Entity Comparison
When you want to start your own business, the very first thing you should consider is what kind of Business entity you are going to choose for your business. There are four different types of entity you could choose from; Sole proprietorship, C Corporation, S Corporation and Limited Liability Company. Prior to your selection, you must first consider the size and scope of the business, liability issues, income allocation, tax advantages & disadvantages, disclosures, and compliance requirements.
- Sole Proprietorship: As a self-employed, your income is reported on I.R.S. Form 1040, Schedule C. Self-employment tax is imposed on all earnings from a sole proprietorship in addition to standard income taxes. The owner of a sole proprietorship is personally liable for any debts incurred by the proprietorship.
- C Corporation: A common reason sole proprietorships change their entity to C Corporations is they want to separate themselves from debts incurred by businesses. Another reason is that they could benefit themselves with fringe benefits as owner-employee. A major disadvantage for converting it to C Corporation is double taxation; a corporation pays its income tax and when you receive dividend from corporation (after corporate pays its tax), you must pay income tax.

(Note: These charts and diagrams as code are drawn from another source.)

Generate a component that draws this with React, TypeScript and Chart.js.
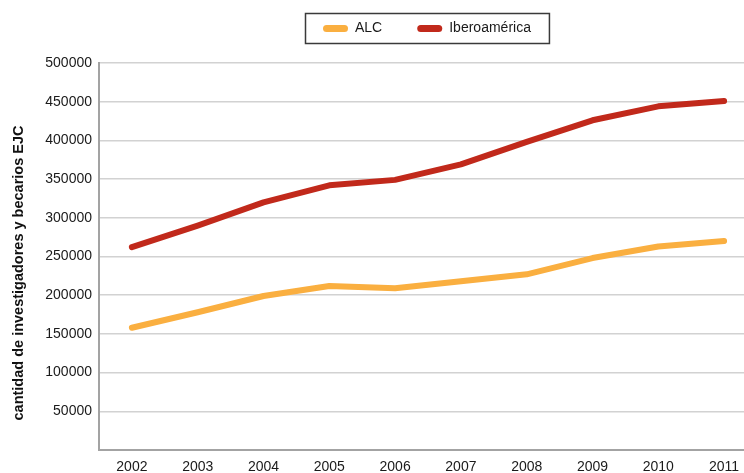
import React, { useEffect, useRef } from "react";
import { Chart, registerables } from "chart.js";

Chart.register(...registerables);

const years = ["2002", "2003", "2004", "2005", "2006", "2007", "2008", "2009", "2010", "2011"];
const alcValues = [158000, 178000, 199000, 212000, 209000, 218000, 227000, 248000, 263000, 270000];
const iberoValues = [262000, 290000, 320000, 342000, 349000, 369000, 398000, 426000, 444000, 451000];
const seriesLabels = ["ALC", "Iberoamérica"];
const seriesColors = ["#FAAF40", "#C1291B"];
const yAxisTitle = "cantidad de investigadores y becarios EJC";
const yMin = 0;
const yMax = 500000;
const yStep = 50000;

const FONT = "'Liberation Sans', Arial, sans-serif";

const customLegend = {
  id: "customLegend",
  afterDraw(chart: any) {
    const ctx = chart.ctx;
    ctx.save();
    ctx.font = `14px ${FONT}`;
    const sampleW = 25;
    const sampleH = 7;
    const gap = 7;
    const itemGap = 35;
    const pad = 18;
    const datasets = chart.data.datasets;
    const widths = datasets.map((d: any) => sampleW + gap + ctx.measureText(d.label).width);
    const inner = widths.reduce((a: number, b: number) => a + b, 0) + itemGap * (datasets.length - 1);
    const total = inner + pad * 2;
    const cx = 427;
    const left = Math.round(cx - total / 2);
    const top = 13;
    const h = 30;
    ctx.lineWidth = 1.5;
    ctx.strokeStyle = "#3a3a3a";
    ctx.strokeRect(left + 0.5, top + 0.5, total, h);
    const cy = top + h / 2 + 0.5;
    let x = left + pad;
    datasets.forEach((d: any, i: number) => {
      ctx.fillStyle = d.borderColor;
      ctx.beginPath();
      const r = sampleH / 2;
      ctx.moveTo(x + r, cy - r);
      ctx.lineTo(x + sampleW - r, cy - r);
      ctx.arc(x + sampleW - r, cy, r, -Math.PI / 2, Math.PI / 2);
      ctx.lineTo(x + r, cy + r);
      ctx.arc(x + r, cy, r, Math.PI / 2, (3 * Math.PI) / 2);
      ctx.closePath();
      ctx.fill();
      ctx.fillStyle = "#1a1a1a";
      ctx.textBaseline = "middle";
      ctx.textAlign = "left";
      ctx.fillText(d.label, x + sampleW + gap, cy);
      x += widths[i] + itemGap;
    });
    ctx.restore();
  },
};

const yTitlePlugin = {
  id: "yTitlePlugin",
  afterDraw(chart: any) {
    const ctx = chart.ctx;
    ctx.save();
    ctx.translate(19, 273);
    ctx.rotate(-Math.PI / 2);
    ctx.font = `bold 14.5px ${FONT}`;
    ctx.fillStyle = "#111";
    ctx.textAlign = "center";
    ctx.textBaseline = "middle";
    ctx.fillText(yAxisTitle, 0, 0);
    ctx.restore();
  },
};

export default function App() {
  const ref = useRef<HTMLCanvasElement>(null);

  useEffect(() => {
    if (!ref.current) return;
    const chart = new Chart(ref.current, {
      type: "line",
      data: {
        labels: years,
        datasets: [
          {
            label: seriesLabels[0],
            data: alcValues,
            borderColor: seriesColors[0],
            backgroundColor: seriesColors[0],
            borderWidth: 6,
            pointRadius: 0,
            tension: 0,
            borderCapStyle: "round",
            borderJoinStyle: "round",
          },
          {
            label: seriesLabels[1],
            data: iberoValues,
            borderColor: seriesColors[1],
            backgroundColor: seriesColors[1],
            borderWidth: 6,
            pointRadius: 0,
            tension: 0,
            borderCapStyle: "round",
            borderJoinStyle: "round",
          },
        ],
      },
      options: {
        responsive: false,
        animation: false,
        devicePixelRatio: 1,
        layout: { padding: { top: 63, left: 0, right: 0, bottom: 0 } },
        plugins: {
          legend: { display: false },
          tooltip: { enabled: false },
        },
        scales: {
          x: {
            type: "category",
            offset: true,
            afterFit(scale: any) {
              scale.height = 23;
            },
            grid: { display: false, drawTicks: false },
            border: { display: true, color: "#a3a3a3", width: 2 },
            ticks: {
              color: "#1a1a1a",
              font: { family: FONT, size: 14 },
              padding: 9,
              maxRotation: 0,
              autoSkip: false,
            },
          },
          y: {
            min: yMin,
            max: yMax,
            afterFit(scale: any) {
              scale.width = 99;
            },
            grid: { color: "#d2d2d2", lineWidth: 1.5, drawTicks: false },
            border: { display: true, color: "#a3a3a3", width: 2 },
            ticks: {
              stepSize: yStep,
              color: "#1a1a1a",
              font: { family: FONT, size: 14 },
              padding: 7,
              callback: (v: any) => (Number(v) === 0 ? "" : String(v)),
            },
          },
        },
      },
      plugins: [customLegend, yTitlePlugin],
    });
    return () => chart.destroy();
  }, []);

  return (
    <div
      style={{
        position: "fixed",
        left: 0,
        top: 0,
        width: 744,
        height: 473,
        overflow: "hidden",
        background: "#fff",
      }}
    >
      <canvas ref={ref} width={757} height={473} style={{ display: "block", width: 757, height: 473 }} />
    </div>
  );
}
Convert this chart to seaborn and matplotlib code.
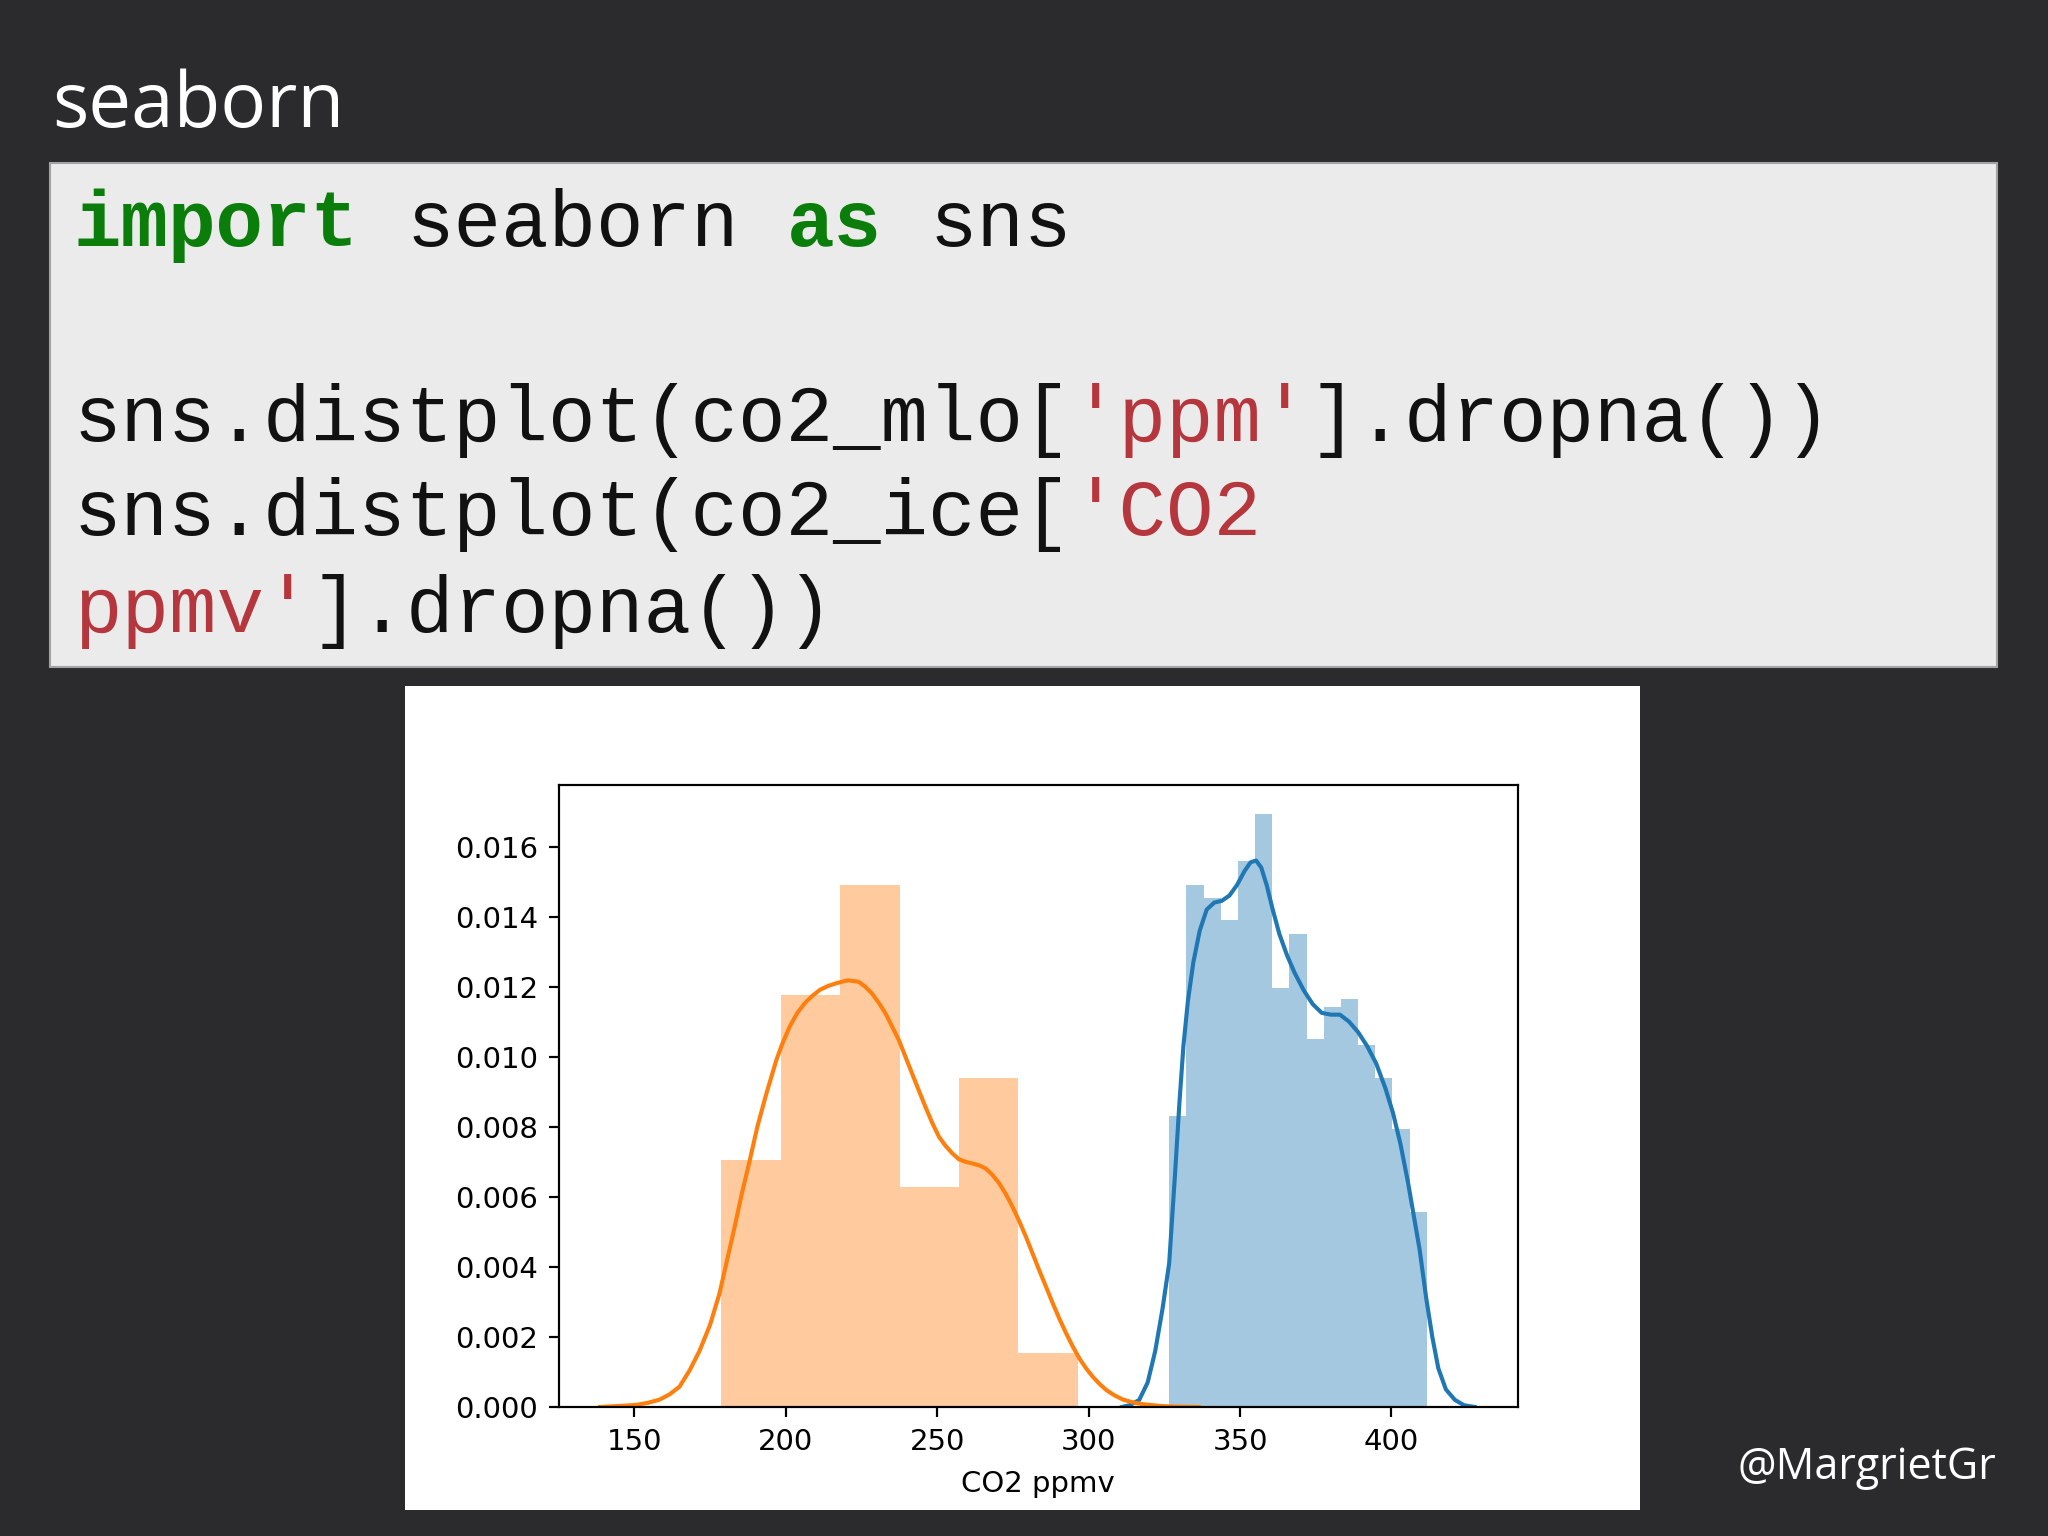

- S Corporation: In general, S Corporations do not pay any income taxes. Instead, the corporation’s income or loss is divided among and passed through to its shareholders. The shareholders must then report the income or loss on their own individual income tax returns; this lets shareholders to avoid double-taxation. To form an S corporation, all shareholders must be U.S. resident and number of shareholders cannot exceed 100. The dividend is exempted from self-employment tax, but as a shareholder and also an employee, shareholders should receive a reasonable amount of compensation.
- Limited Liability Company (LLC): Limited liability companies have gained their popularity recently because of following unique advantages.
a) Members (same concept as shareholders) have limited liability
b) Composition of members are not restricted
c) Income can be allocated per agreement between members
d) Income gets “pass-thru”, thus, is not applicable to double taxation.
Professionals cannot form LLC. Unless exempted by I.R.S. code, members are liable for self-employment tax.
Every entity has its own advantages and disadvantages. Therefore, an entity that best suits your situation should be selected after careful consideration.